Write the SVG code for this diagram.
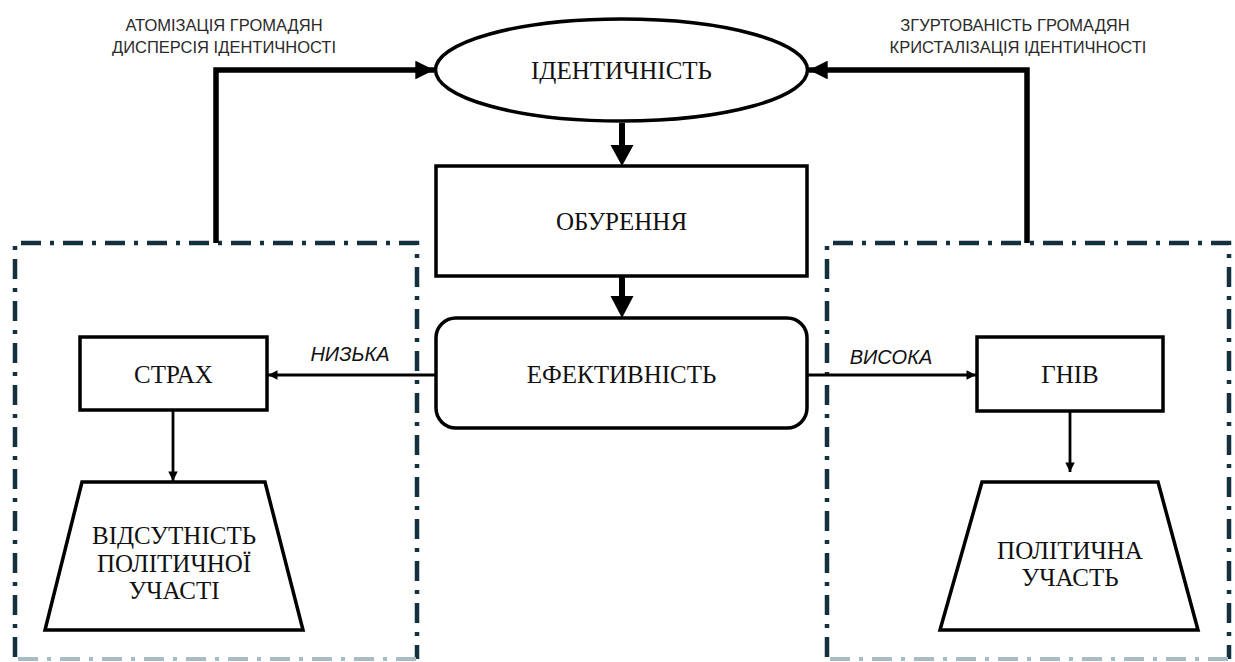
<svg xmlns="http://www.w3.org/2000/svg" width="1235" height="662" viewBox="0 0 1235 662">
<style>
.node{fill:#fff;stroke:#000;stroke-width:3.5}
.serif{font-family:"Liberation Serif","Times New Roman",serif;fill:#111;text-anchor:middle;font-size:25px}
.lbl{font-family:"Liberation Sans",Arial,sans-serif;fill:#2a2a2a;text-anchor:middle;font-size:16.5px}
.ital{font-family:"Liberation Sans",Arial,sans-serif;font-style:italic;fill:#111;font-size:20px;text-anchor:middle}
.frame{fill:none;stroke:#12303d;stroke-width:4.5;stroke-dasharray:20 9 4 9}
.framebot{fill:none;stroke:#a9bcc6;stroke-width:4;stroke-dasharray:20 9 4 9}
.thick{fill:none;stroke:#000;stroke-width:5.5}
.thin{fill:none;stroke:#000;stroke-width:2.8}
</style>
<defs>
<marker id="bigHead" viewBox="0 0 10 10" refX="10" refY="5" markerWidth="3.6" markerHeight="3.4" orient="auto" markerUnits="strokeWidth">
<path d="M0,0 L10,5 L0,10 z" fill="#000"/>
</marker>
<marker id="smallHead" viewBox="0 0 10 10" refX="10" refY="5" markerWidth="4" markerHeight="3.4" orient="auto" markerUnits="strokeWidth">
<path d="M0,0 L10,5 L0,10 z" fill="#000"/>
</marker>
</defs>
<rect width="1235" height="662" fill="#fff"/>

<g id="frames">
<path class="frame" d="M15,657 L15,243 L417,243 L417,659"/>
<path class="framebot" d="M18,659 L417,659"/>
<path class="frame" d="M827,657 L827,243 L1229,243 L1229,659"/>
<path class="framebot" d="M830,659 L1229,659"/>
</g>

<g id="connectors">
<path class="thick" d="M216,243 L216,70 L434,70" marker-end="url(#bigHead)"/>
<path class="thick" d="M1027,243 L1027,70 L809,70" marker-end="url(#bigHead)"/>
<path d="M619,123 L619,145 L625,145 L625,123 z" fill="#000"/>
<path d="M610.5,145 L633.5,145 L622,166 z" fill="#000"/>
<path d="M619,276 L619,297 L625,297 L625,276 z" fill="#000"/>
<path d="M610.5,296 L633.5,296 L622,318 z" fill="#000"/>
<path class="thin" d="M436,375 L268,375" marker-end="url(#smallHead)"/>
<path class="thin" d="M807,375 L976,375" marker-end="url(#smallHead)"/>
<path class="thin" d="M173,411 L173,481" marker-end="url(#smallHead)"/>
<path class="thin" d="M1070,412 L1070,472" marker-end="url(#smallHead)"/>
<text class="ital" x="350" y="361">НИЗЬКА</text>
<text class="ital" x="891" y="364">ВИСОКА</text>
<text class="lbl" x="224" y="31">АТОМІЗАЦІЯ ГРОМАДЯН</text>
<text class="lbl" x="224" y="53">ДИСПЕРСІЯ ІДЕНТИЧНОСТІ</text>
<text class="lbl" x="1015" y="31">ЗГУРТОВАНІСТЬ ГРОМАДЯН</text>
<text class="lbl" x="1018" y="53">КРИСТАЛІЗАЦІЯ ІДЕНТИЧНОСТІ</text>
</g>

<g id="identity">
<ellipse class="node" cx="621.5" cy="70" rx="186" ry="51"/>
<text class="serif" x="621.5" y="79">ІДЕНТИЧНІСТЬ</text>
</g>

<g id="outrage">
<rect class="node" x="436" y="166" width="371" height="110"/>
<text class="serif" x="621.5" y="230">ОБУРЕННЯ</text>
</g>

<g id="efficiency">
<rect class="node" x="436" y="318" width="371" height="110" rx="20" ry="20"/>
<text class="serif" x="621.5" y="383">ЕФЕКТИВНІСТЬ</text>
</g>

<g id="fear">
<rect class="node" x="80" y="337" width="187" height="73"/>
<text class="serif" x="173.5" y="383">СТРАХ</text>
</g>

<g id="anger">
<rect class="node" x="977" y="337" width="186" height="74"/>
<text class="serif" x="1070" y="383">ГНІВ</text>
</g>

<g id="no-participation">
<polygon class="node" points="82,482 265,482 303,630 45,630"/>
<text class="serif" x="174" y="544">ВІДСУТНІСТЬ</text>
<text class="serif" x="174" y="572">ПОЛІТИЧНОЇ</text>
<text class="serif" x="174" y="599">УЧАСТІ</text>
</g>

<g id="participation">
<polygon class="node" points="982,482 1158,482 1198,630 940,630"/>
<text class="serif" x="1070" y="559">ПОЛІТИЧНА</text>
<text class="serif" x="1070" y="586">УЧАСТЬ</text>
</g>
</svg>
- - -
The exercise
Return each line from the material above exactly, but not the pictures.

Exercise result
Write the SVG code for this diagram.
<svg xmlns="http://www.w3.org/2000/svg" width="1235" height="662" viewBox="0 0 1235 662">
<style>
.node{fill:#fff;stroke:#000;stroke-width:3.5}
.serif{font-family:"Liberation Serif","Times New Roman",serif;fill:#111;text-anchor:middle;font-size:25px}
.lbl{font-family:"Liberation Sans",Arial,sans-serif;fill:#2a2a2a;text-anchor:middle;font-size:16.5px}
.ital{font-family:"Liberation Sans",Arial,sans-serif;font-style:italic;fill:#111;font-size:20px;text-anchor:middle}
.frame{fill:none;stroke:#12303d;stroke-width:4.5;stroke-dasharray:20 9 4 9}
.framebot{fill:none;stroke:#a9bcc6;stroke-width:4;stroke-dasharray:20 9 4 9}
.thick{fill:none;stroke:#000;stroke-width:5.5}
.thin{fill:none;stroke:#000;stroke-width:2.8}
</style>
<defs>
<marker id="bigHead" viewBox="0 0 10 10" refX="10" refY="5" markerWidth="3.6" markerHeight="3.4" orient="auto" markerUnits="strokeWidth">
<path d="M0,0 L10,5 L0,10 z" fill="#000"/>
</marker>
<marker id="smallHead" viewBox="0 0 10 10" refX="10" refY="5" markerWidth="4" markerHeight="3.4" orient="auto" markerUnits="strokeWidth">
<path d="M0,0 L10,5 L0,10 z" fill="#000"/>
</marker>
</defs>
<rect width="1235" height="662" fill="#fff"/>

<g id="frames">
<path class="frame" d="M15,657 L15,243 L417,243 L417,659"/>
<path class="framebot" d="M18,659 L417,659"/>
<path class="frame" d="M827,657 L827,243 L1229,243 L1229,659"/>
<path class="framebot" d="M830,659 L1229,659"/>
</g>

<g id="connectors">
<path class="thick" d="M216,243 L216,70 L434,70" marker-end="url(#bigHead)"/>
<path class="thick" d="M1027,243 L1027,70 L809,70" marker-end="url(#bigHead)"/>
<path d="M619,123 L619,145 L625,145 L625,123 z" fill="#000"/>
<path d="M610.5,145 L633.5,145 L622,166 z" fill="#000"/>
<path d="M619,276 L619,297 L625,297 L625,276 z" fill="#000"/>
<path d="M610.5,296 L633.5,296 L622,318 z" fill="#000"/>
<path class="thin" d="M436,375 L268,375" marker-end="url(#smallHead)"/>
<path class="thin" d="M807,375 L976,375" marker-end="url(#smallHead)"/>
<path class="thin" d="M173,411 L173,481" marker-end="url(#smallHead)"/>
<path class="thin" d="M1070,412 L1070,472" marker-end="url(#smallHead)"/>
<text class="ital" x="350" y="361">НИЗЬКА</text>
<text class="ital" x="891" y="364">ВИСОКА</text>
<text class="lbl" x="224" y="31">АТОМІЗАЦІЯ ГРОМАДЯН</text>
<text class="lbl" x="224" y="53">ДИСПЕРСІЯ ІДЕНТИЧНОСТІ</text>
<text class="lbl" x="1015" y="31">ЗГУРТОВАНІСТЬ ГРОМАДЯН</text>
<text class="lbl" x="1018" y="53">КРИСТАЛІЗАЦІЯ ІДЕНТИЧНОСТІ</text>
</g>

<g id="identity">
<ellipse class="node" cx="621.5" cy="70" rx="186" ry="51"/>
<text class="serif" x="621.5" y="79">ІДЕНТИЧНІСТЬ</text>
</g>

<g id="outrage">
<rect class="node" x="436" y="166" width="371" height="110"/>
<text class="serif" x="621.5" y="230">ОБУРЕННЯ</text>
</g>

<g id="efficiency">
<rect class="node" x="436" y="318" width="371" height="110" rx="20" ry="20"/>
<text class="serif" x="621.5" y="383">ЕФЕКТИВНІСТЬ</text>
</g>

<g id="fear">
<rect class="node" x="80" y="337" width="187" height="73"/>
<text class="serif" x="173.5" y="383">СТРАХ</text>
</g>

<g id="anger">
<rect class="node" x="977" y="337" width="186" height="74"/>
<text class="serif" x="1070" y="383">ГНІВ</text>
</g>

<g id="no-participation">
<polygon class="node" points="82,482 265,482 303,630 45,630"/>
<text class="serif" x="174" y="544">ВІДСУТНІСТЬ</text>
<text class="serif" x="174" y="572">ПОЛІТИЧНОЇ</text>
<text class="serif" x="174" y="599">УЧАСТІ</text>
</g>

<g id="participation">
<polygon class="node" points="982,482 1158,482 1198,630 940,630"/>
<text class="serif" x="1070" y="559">ПОЛІТИЧНА</text>
<text class="serif" x="1070" y="586">УЧАСТЬ</text>
</g>
</svg>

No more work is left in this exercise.